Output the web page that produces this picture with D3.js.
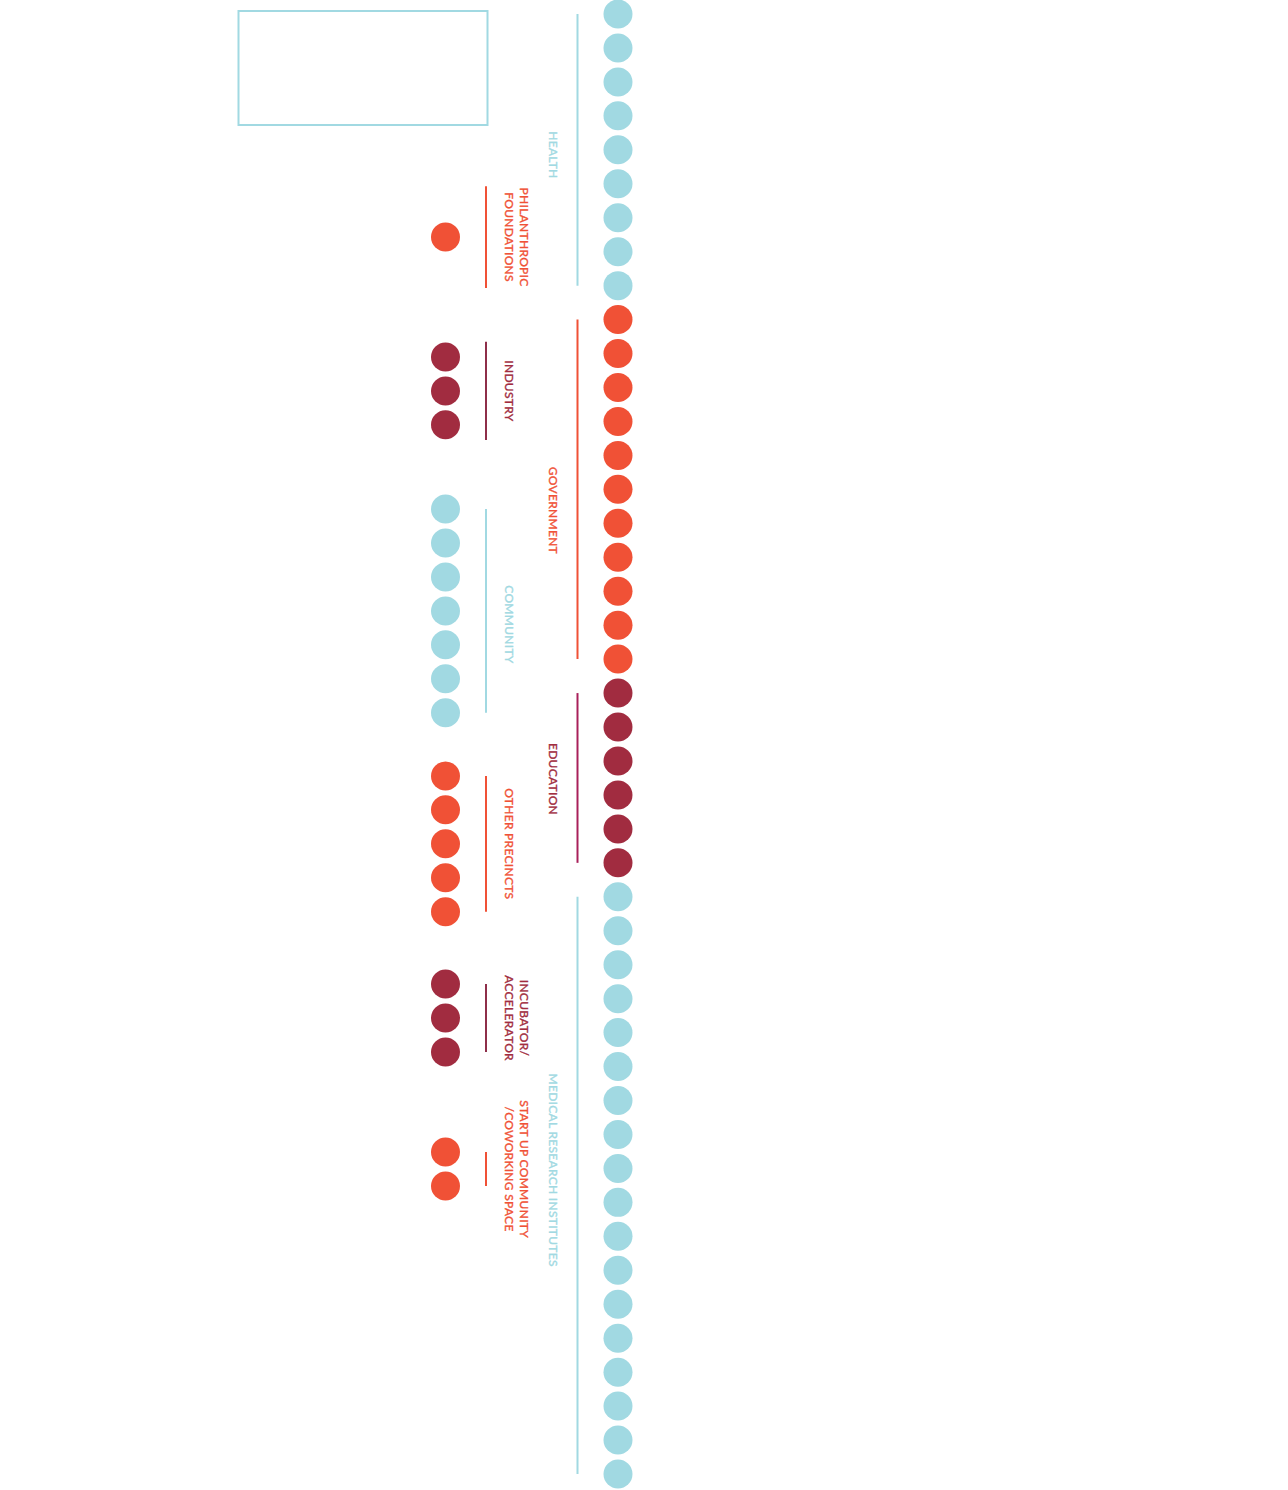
<!DOCTYPE html>
<html>
<head>
<meta charset="utf-8">
<script src="https://cdn.jsdelivr.net/npm/d3@7"></script>
<style>
  html, body { margin: 0; padding: 0; background: #fff; }
  svg { display: block; }
  text { font-family: Lato, "Open Sans", sans-serif; font-size: 12px; }
</style>
</head>
<body>
<svg id="chart" width="1288" height="1490"></svg>
<script>
// ---- data ----
const rightLabels = [["HEALTH"], ["GOVERNMENT"], ["EDUCATION"], ["MEDICAL RESEARCH INSTITUTES"]];
const rightCounts = [9, 11, 6, 18];
const rightColors = ["#a1d9e2", "#f05136", "#a12c40", "#a1d9e2"];
const rightLineColors = ["#a1d9e2", "#f05136", "#a8205a", "#a1d9e2"];

const leftLabels = [["PHILANTHROPIC", "FOUNDATIONS"], ["INDUSTRY"], ["COMMUNITY"], ["OTHER PRECINCTS"], ["INCUBATOR/", "ACCELERATOR"], ["START UP COMMUNITY", "/COWORKING SPACE"]];
const leftCounts = [1, 3, 7, 5, 3, 2];
const leftStart = [6.57, 10.1, 14.58, 22.44, 28.57, 33.52];   // slot index of first dot
const leftLinePad = [1.5, 0.45, 0, 0, 0, 0];                 // bracket extension, in slots
const leftColors = ["#f05136", "#a12c40", "#a1d9e2", "#f05136", "#a12c40", "#f05136"];
const leftLineColors = ["#f05136", "#8e2f4a", "#a1d9e2", "#f05136", "#8e2f4a", "#f05136"];

// ---- layout ----
const rightLabelNudge = [0.15, 0.62, 0.03, -0.45];   // label offset from group centre, in slots
const leftLabelNudge = [0, 0, 0.4, 0, 0, 0];

const svg = d3.select("#chart");
const totalSlots = d3.sum(rightCounts);
const y = d3.scaleLinear().domain([0, totalSlots - 1]).range([14, 1474]);
const col = d3.scalePoint().domain(["left", "right"]).range([445.5, 618]);
const r = 14.5;

// empty legend box
svg.append("rect")
  .attr("x", 238.5).attr("y", 11).attr("width", 249).attr("height", 114)
  .attr("fill", "none").attr("stroke", "#a1d9e2").attr("stroke-width", 2);

// right column groups
let idx = 0;
const rightGroups = rightCounts.map((c, i) => {
  const g = { start: idx, end: idx + c - 1, nudge: rightLabelNudge[i], label: rightLabels[i], color: rightColors[i], lineColor: rightLineColors[i] };
  idx += c;
  return g;
});
const rightDots = rightGroups.flatMap(g => d3.range(g.start, g.end + 1).map(k => ({ k, color: g.color })));

svg.append("g").selectAll("circle").data(rightDots).join("circle")
  .attr("cx", col("right")).attr("cy", d => y(d.k)).attr("r", r).attr("fill", d => d.color);

const lineXRight = 577.5, labelXRight = 549;
svg.append("g").selectAll("line").data(rightGroups).join("line")
  .attr("x1", lineXRight).attr("x2", lineXRight)
  .attr("y1", d => y(d.start)).attr("y2", d => y(d.end))
  .attr("stroke", d => d.lineColor).attr("stroke-width", 2);

function drawLabels(groups, baseX) {
  groups.forEach(g => {
    const cy = y((g.start + g.end) / 2 + g.nudge);
    const n = g.label.length;
    g.label.forEach((t, i) => {
      const bx = baseX + 14.5 * (n - 1 - i);
      svg.append("text")
        .attr("transform", `translate(${bx},${cy}) rotate(90)`)
        .attr("text-anchor", "middle")
        .attr("fill", g.color)
        .attr("stroke", g.color)
        .attr("stroke-width", 0.35)
        .attr("letter-spacing", "0.3px")
        .text(t);
    });
  });
}
drawLabels(rightGroups, labelXRight);

// left column groups
const leftGroups = leftCounts.map((c, i) => ({
  start: leftStart[i], end: leftStart[i] + c - 1, pad: leftLinePad[i], nudge: leftLabelNudge[i],
  label: leftLabels[i], color: leftColors[i], lineColor: leftLineColors[i]
}));
const leftDots = leftGroups.flatMap(g => d3.range(0, g.end - g.start + 1).map(k => ({ k: g.start + k, color: g.color })));

svg.append("g").selectAll("circle").data(leftDots).join("circle")
  .attr("cx", col("left")).attr("cy", d => y(d.k)).attr("r", r).attr("fill", d => d.color);

const lineXLeft = 486, labelXLeft = 505;
svg.append("g").selectAll("line").data(leftGroups).join("line")
  .attr("x1", lineXLeft).attr("x2", lineXLeft)
  .attr("y1", d => y(d.start - d.pad)).attr("y2", d => y(d.end + d.pad))
  .attr("stroke", d => d.lineColor).attr("stroke-width", 2);

drawLabels(leftGroups, labelXLeft);
</script>
</body>
</html>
========
**Short problem**.
Repeat only the lines between the start of the data and the line with "const leftLabelNudge = [0, 0, 0.4, 0, 0, 0];", including those two lines, and skip the pictures.

**Answer for the task**.
Output the web page that produces this picture with D3.js.
<!DOCTYPE html>
<html>
<head>
<meta charset="utf-8">
<script src="https://cdn.jsdelivr.net/npm/d3@7"></script>
<style>
  html, body { margin: 0; padding: 0; background: #fff; }
  svg { display: block; }
  text { font-family: Lato, "Open Sans", sans-serif; font-size: 12px; }
</style>
</head>
<body>
<svg id="chart" width="1288" height="1490"></svg>
<script>
// ---- data ----
const rightLabels = [["HEALTH"], ["GOVERNMENT"], ["EDUCATION"], ["MEDICAL RESEARCH INSTITUTES"]];
const rightCounts = [9, 11, 6, 18];
const rightColors = ["#a1d9e2", "#f05136", "#a12c40", "#a1d9e2"];
const rightLineColors = ["#a1d9e2", "#f05136", "#a8205a", "#a1d9e2"];

const leftLabels = [["PHILANTHROPIC", "FOUNDATIONS"], ["INDUSTRY"], ["COMMUNITY"], ["OTHER PRECINCTS"], ["INCUBATOR/", "ACCELERATOR"], ["START UP COMMUNITY", "/COWORKING SPACE"]];
const leftCounts = [1, 3, 7, 5, 3, 2];
const leftStart = [6.57, 10.1, 14.58, 22.44, 28.57, 33.52];   // slot index of first dot
const leftLinePad = [1.5, 0.45, 0, 0, 0, 0];                 // bracket extension, in slots
const leftColors = ["#f05136", "#a12c40", "#a1d9e2", "#f05136", "#a12c40", "#f05136"];
const leftLineColors = ["#f05136", "#8e2f4a", "#a1d9e2", "#f05136", "#8e2f4a", "#f05136"];

// ---- layout ----
const rightLabelNudge = [0.15, 0.62, 0.03, -0.45];   // label offset from group centre, in slots
const leftLabelNudge = [0, 0, 0.4, 0, 0, 0];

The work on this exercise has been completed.